İş başına geldiği sekiz yıldır, insan hak ve hürriyetleri bağlamında elini bile kımıldatmayan, Türkiye'yi ekonomik, kültürel ve sosyal olarak yerinde saydıran AK Parti Hükümeti, maalesef "Hristiyan Kulübü" Avrupa Birliği'nin bir parçası olabilmemiz için vargücüyle mücadele etmekte, ülkemizin gerçek lider potansiyelinin farkında bile olmadan yönümüzü ve yüzümüzü batıya çevirmeye çalışmaktadır.
Türkiye, tarihten kaynaklanan lider bir ülke potansiyelini üzerinde taşıyan, bu misyonunu ve vizyonunu doğru kullanabilirse, İslam ülkelerinin birlik ve dirliğini sağlayabilecek çok önemli bir görevi yüklenmek zorundadır.

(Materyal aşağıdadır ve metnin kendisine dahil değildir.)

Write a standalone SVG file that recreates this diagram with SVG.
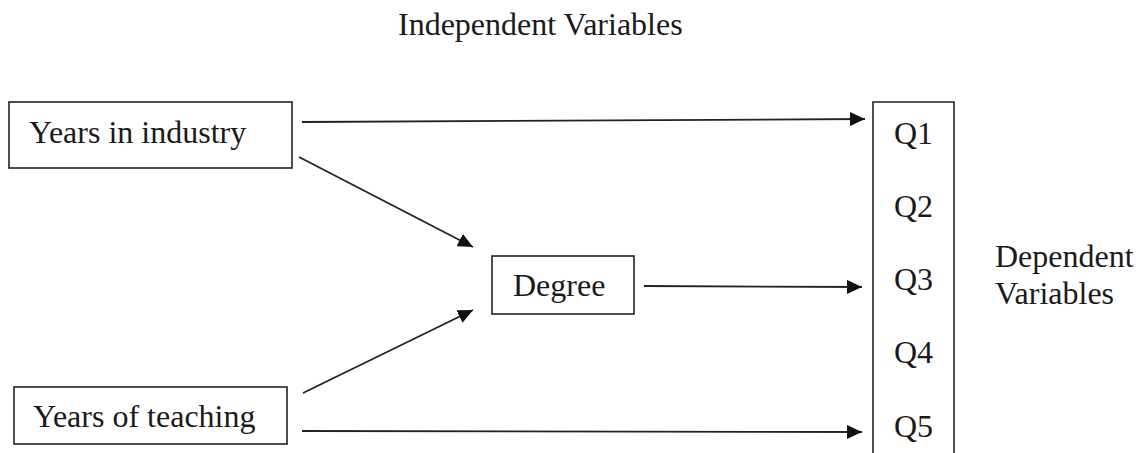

Türkiye'nin bu makus talihini yenecek olan tek zihniyet Milli Görüş zihniyetidir.
Milli Görüş, bu ülkenin kaynaklarını "Alalım" diyerek kurutan, bu ülkenin en verimli kamu kurumlarını, "Satalım" diyerek peşkeş çeken zihniyetin karşısında duran, "Ne yapılacaksa yapalım" diyen zihniyettir.

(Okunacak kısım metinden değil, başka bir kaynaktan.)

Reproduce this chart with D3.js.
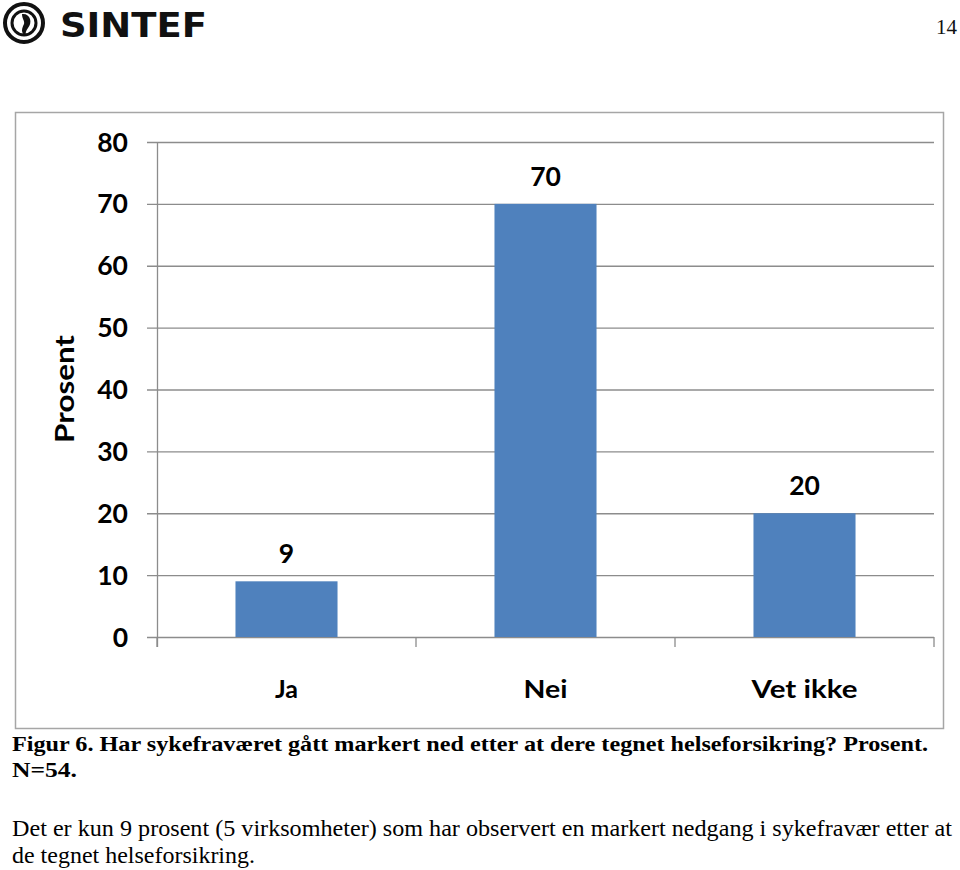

Milli Görüş bitiyor, tükeniyor, parçalanıyor, dağılıyor diye sevinç naraları atanlar, Saadet Partisi Büyük Kongresi'yle yine ağızlarının paylarını aldılar. Milli Görüş'ün doğal lideri Prof. Dr. Necmettin Erbakan, bu zor dönemde yine işbaşına geldi...
Şimdi toparlanma vaktidir.... İktidara yürüyüş için hazırlanma vaktidir...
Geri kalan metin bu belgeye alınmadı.